[Exercise directions]: Retype nothing but the lines from the start of the material up to and including the line with "plt.rcParams['font.family'] = ['Liberation". Pictures don't belong in the copy.

[Supplied material]:

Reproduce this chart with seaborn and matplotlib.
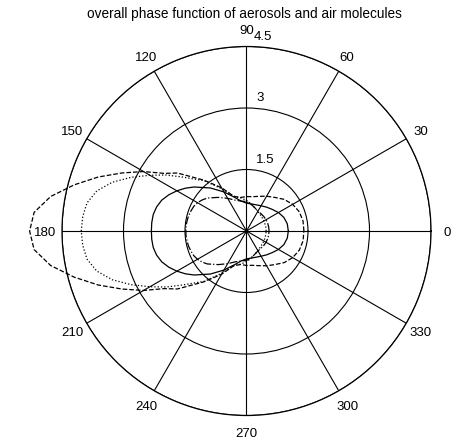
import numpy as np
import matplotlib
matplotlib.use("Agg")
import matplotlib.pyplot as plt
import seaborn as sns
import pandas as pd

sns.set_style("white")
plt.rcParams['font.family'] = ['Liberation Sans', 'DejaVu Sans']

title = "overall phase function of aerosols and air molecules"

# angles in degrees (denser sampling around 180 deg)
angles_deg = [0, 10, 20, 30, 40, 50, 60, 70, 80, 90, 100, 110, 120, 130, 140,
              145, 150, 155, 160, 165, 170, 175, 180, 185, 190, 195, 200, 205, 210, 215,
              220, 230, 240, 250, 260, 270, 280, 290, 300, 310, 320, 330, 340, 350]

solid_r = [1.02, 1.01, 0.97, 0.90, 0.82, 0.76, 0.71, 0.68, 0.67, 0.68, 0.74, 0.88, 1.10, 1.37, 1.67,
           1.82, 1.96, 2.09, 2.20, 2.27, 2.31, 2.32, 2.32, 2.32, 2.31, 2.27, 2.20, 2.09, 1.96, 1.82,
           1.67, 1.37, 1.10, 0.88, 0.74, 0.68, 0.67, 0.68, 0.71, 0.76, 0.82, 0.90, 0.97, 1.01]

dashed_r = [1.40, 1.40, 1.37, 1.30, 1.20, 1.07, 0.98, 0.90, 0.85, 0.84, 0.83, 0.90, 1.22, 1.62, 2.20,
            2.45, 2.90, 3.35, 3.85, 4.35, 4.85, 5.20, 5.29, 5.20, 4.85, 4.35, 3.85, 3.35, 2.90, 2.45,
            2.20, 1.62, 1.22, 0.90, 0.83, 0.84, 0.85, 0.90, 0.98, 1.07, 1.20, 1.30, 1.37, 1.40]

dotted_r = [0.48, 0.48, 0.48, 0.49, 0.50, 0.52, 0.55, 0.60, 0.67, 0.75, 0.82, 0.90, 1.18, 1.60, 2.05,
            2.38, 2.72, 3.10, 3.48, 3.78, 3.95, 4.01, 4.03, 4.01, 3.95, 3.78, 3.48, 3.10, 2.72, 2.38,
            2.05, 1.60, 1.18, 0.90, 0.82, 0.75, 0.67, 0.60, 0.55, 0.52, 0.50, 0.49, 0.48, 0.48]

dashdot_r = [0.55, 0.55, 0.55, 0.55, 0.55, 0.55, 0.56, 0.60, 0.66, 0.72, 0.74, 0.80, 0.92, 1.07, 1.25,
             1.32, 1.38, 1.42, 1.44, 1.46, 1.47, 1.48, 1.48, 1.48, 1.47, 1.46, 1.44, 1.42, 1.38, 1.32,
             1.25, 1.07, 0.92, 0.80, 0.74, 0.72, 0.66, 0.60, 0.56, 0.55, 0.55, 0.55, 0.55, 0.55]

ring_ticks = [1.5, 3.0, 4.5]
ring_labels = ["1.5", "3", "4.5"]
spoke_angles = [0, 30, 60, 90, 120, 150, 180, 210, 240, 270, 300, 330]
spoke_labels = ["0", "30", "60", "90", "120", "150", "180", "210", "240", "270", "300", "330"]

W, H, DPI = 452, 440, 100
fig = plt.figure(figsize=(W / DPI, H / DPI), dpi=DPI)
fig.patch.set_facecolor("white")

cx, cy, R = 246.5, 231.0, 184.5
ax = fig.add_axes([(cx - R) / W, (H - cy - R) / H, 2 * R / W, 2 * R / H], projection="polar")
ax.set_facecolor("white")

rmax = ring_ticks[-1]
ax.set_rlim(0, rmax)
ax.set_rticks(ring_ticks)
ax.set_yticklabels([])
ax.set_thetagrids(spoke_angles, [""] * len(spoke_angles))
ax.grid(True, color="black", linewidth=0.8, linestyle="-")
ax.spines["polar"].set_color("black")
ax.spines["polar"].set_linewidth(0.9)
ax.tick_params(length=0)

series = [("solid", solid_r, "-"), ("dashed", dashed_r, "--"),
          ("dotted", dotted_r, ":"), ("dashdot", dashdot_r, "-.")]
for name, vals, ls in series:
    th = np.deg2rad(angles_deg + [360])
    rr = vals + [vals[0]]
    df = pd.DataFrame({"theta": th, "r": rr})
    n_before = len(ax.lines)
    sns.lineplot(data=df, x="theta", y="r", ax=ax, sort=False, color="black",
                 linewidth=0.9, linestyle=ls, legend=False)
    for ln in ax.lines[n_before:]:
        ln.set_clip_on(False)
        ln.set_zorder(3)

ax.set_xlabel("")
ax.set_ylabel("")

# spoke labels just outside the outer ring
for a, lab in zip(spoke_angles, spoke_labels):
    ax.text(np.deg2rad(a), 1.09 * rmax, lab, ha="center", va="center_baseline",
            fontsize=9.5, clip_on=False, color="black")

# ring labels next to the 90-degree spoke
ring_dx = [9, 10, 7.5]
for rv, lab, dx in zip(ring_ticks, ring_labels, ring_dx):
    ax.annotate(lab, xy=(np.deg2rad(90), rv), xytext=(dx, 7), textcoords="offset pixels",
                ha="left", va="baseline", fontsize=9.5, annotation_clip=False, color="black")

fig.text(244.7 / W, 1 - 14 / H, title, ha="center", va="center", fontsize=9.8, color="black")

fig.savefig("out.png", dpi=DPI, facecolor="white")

[Task response]:
Reproduce this chart with seaborn and matplotlib.
import numpy as np
import matplotlib
matplotlib.use("Agg")
import matplotlib.pyplot as plt
import seaborn as sns
import pandas as pd

sns.set_style("white")
plt.rcParams['font.family'] = ['Liberation Sans', 'DejaVu Sans']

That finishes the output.